Ogni anno vengono rilevati circa 500.000 nuovi casi di cancro del collo dell’utero, rendendolo un tipo di cancro molto comune. Il dato sconvolgente è che ci sono 20 volte più persone con neoplasia intraepiteliale cervicale (CIN), un altro nome per le lesioni precoci nel collo dell’utero.
La diagnosi precoce del cancro del collo dell’utero può avere un impatto significativo sulla prognosi del paziente riguardo agli esiti del trattamento, come avviene con molte altre malattie potenzialmente letali. Di conseguenza, è fondamentale progettare tecniche di screening per il cancro del collo dell’utero e la CIN che siano semplici, convenienti ed efficaci.
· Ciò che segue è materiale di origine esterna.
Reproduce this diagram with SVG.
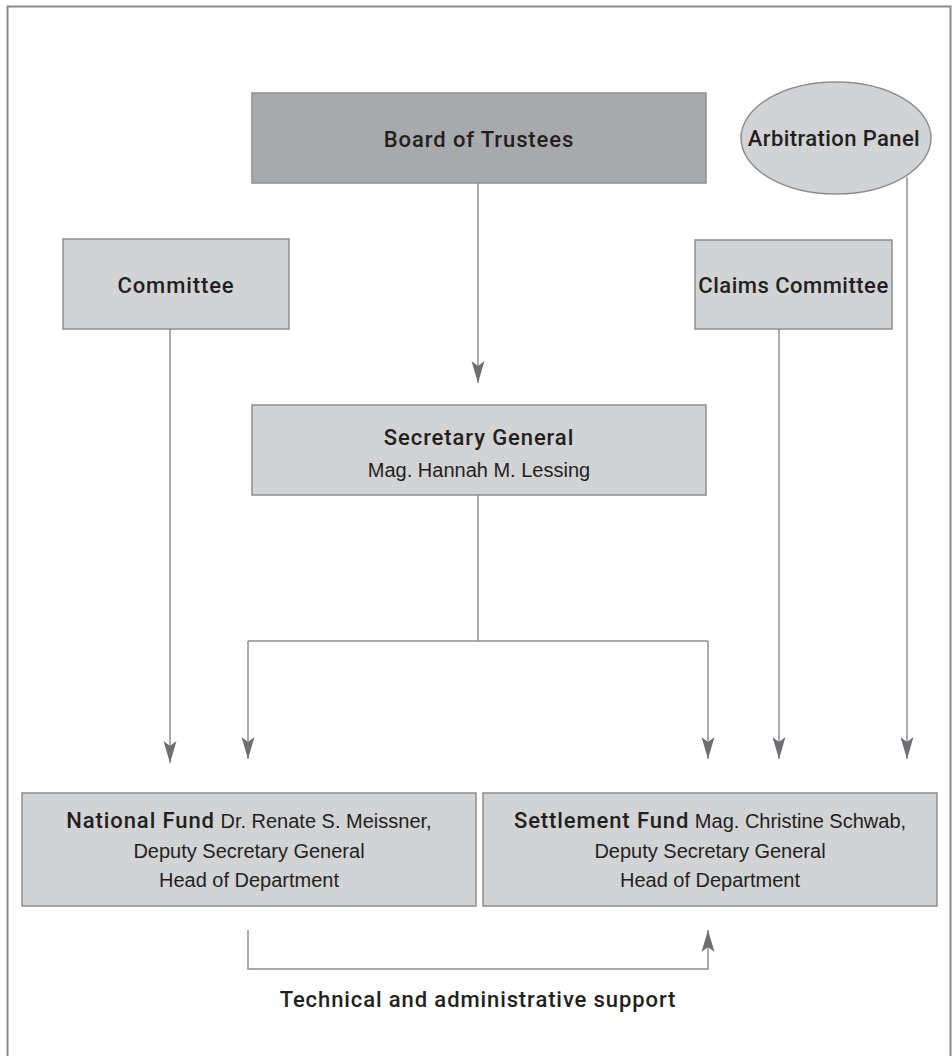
<svg xmlns="http://www.w3.org/2000/svg" width="952" height="1056" viewBox="0 0 952 1056">
<defs>
<style>
.box{fill:#d2d3d5;stroke:#8d8e90;stroke-width:1.5}
.dark{fill:#a8a9ac;stroke:#8d8e90;stroke-width:1.5}
.t{font-family:Roboto,"Liberation Sans",Arial,sans-serif;font-size:22px;font-weight:500;letter-spacing:0.9px;fill:#231f20;text-anchor:middle}
.s{font-family:"Liberation Sans",Arial,sans-serif;font-size:20px;font-weight:normal;letter-spacing:0;fill:#231f20;text-anchor:middle}
.r{font-family:"Liberation Sans",Arial,sans-serif;font-weight:normal;font-size:20px;letter-spacing:0}
.c{fill:none;stroke:#8e8f91;stroke-width:1.5}
</style>
<marker id="ah" markerUnits="userSpaceOnUse" markerWidth="30" markerHeight="20" refX="22" refY="7" orient="auto" viewBox="0 0 30 20">
<path d="M22,7 L0,0.5 L5,7 L0,13.5 Z" fill="#6d6e71"/>
</marker>
</defs>
<rect x="0" y="0" width="952" height="1056" fill="#ffffff"/>
<rect id="frame" x="7.5" y="6.5" width="943" height="1070" fill="none" stroke="#8a8a8a" stroke-width="2"/>

<g id="connectors">
<path class="c" d="M478,183 V383" marker-end="url(#ah)"/>
<path class="c" d="M170,329 V763" marker-end="url(#ah)"/>
<path class="c" d="M478,495 V641"/>
<path class="c" d="M248,641 H708"/>
<path class="c" d="M248,641 V759" marker-end="url(#ah)"/>
<path class="c" d="M708,641 V759" marker-end="url(#ah)"/>
<path class="c" d="M779,329 V759" marker-end="url(#ah)"/>
<path class="c" d="M907,177 V759" marker-end="url(#ah)"/>
<path class="c" d="M248,930 V969 H708 V930" marker-end="url(#ah)"/>
</g>

<g id="board">
<rect class="dark" x="252" y="93" width="454" height="90"/>
<text class="t" x="479" y="147">Board of Trustees</text>
</g>

<g id="arbitration">
<ellipse class="box" cx="836" cy="138" rx="95" ry="56"/>
<text class="t" x="834" y="146" style="letter-spacing:0.4px">Arbitration Panel</text>
</g>

<g id="committee">
<rect class="box" x="63" y="239" width="226" height="90"/>
<text class="t" x="176" y="293">Committee</text>
</g>

<g id="claims">
<rect class="box" x="695" y="240" width="197" height="89"/>
<text class="t" x="793.5" y="293" style="letter-spacing:0.5px">Claims Committee</text>
</g>

<g id="secretary">
<rect class="box" x="252" y="405" width="454" height="90"/>
<text class="t" x="479" y="445">Secretary General</text>
<text class="s" x="479" y="477">Mag. Hannah M. Lessing</text>
</g>

<g id="national">
<rect class="box" x="22" y="793" width="454" height="113"/>
<text class="t" x="249" y="828">National Fund<tspan class="r"> Dr. Renate S. Meissner,</tspan></text>
<text class="s" x="249" y="858">Deputy Secretary General</text>
<text class="s" x="249" y="887">Head of Department</text>
</g>

<g id="settlement">
<rect class="box" x="483" y="793" width="454" height="113"/>
<text class="t" x="710" y="828">Settlement Fund<tspan class="r"> Mag. Christine Schwab,</tspan></text>
<text class="s" x="710" y="858">Deputy Secretary General</text>
<text class="s" x="710" y="887">Head of Department</text>
</g>

<g id="support-label">
<text class="t" x="478" y="1007">Technical and administrative support</text>
</g>
</svg>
Attualmente, i metodi di screening più popolari per questi disturbi sono l’esame citologico e il test per il papillomavirus umano (HPV). Anche se la citologia è ampiamente utilizzata come tecnica di screening in molti paesi, la sua sensibilità nell’identificare la CIN è molto scarsa. Tuttavia, sebbene le infezioni da HPV non necessariamente portino a lesioni cervicali, i test HPV hanno una specificità scarsa nonostante l’alta sensibilità. È quindi ancora più importante sviluppare tecniche diagnostiche migliori alla luce di queste carenze.
In questo contesto, un team di ricerca guidato dal Professor Takuma Fujii dell’Università di Salute Fujita, in Giappone, ha mirato a identificare biomarcatori che potrebbero assistere nella diagnosi precoce del cancro del collo dell’utero. Nel loro ultimo articolo pubblicato su Cancer Science, riportano una serie di composti che mostrano un’espressione anomala nei campioni di siero e di muco cervicale di pazienti con cancro cervicale. Questi risultati potrebbero potenzialmente rivoluzionare le strategie di prevenzione della malattia.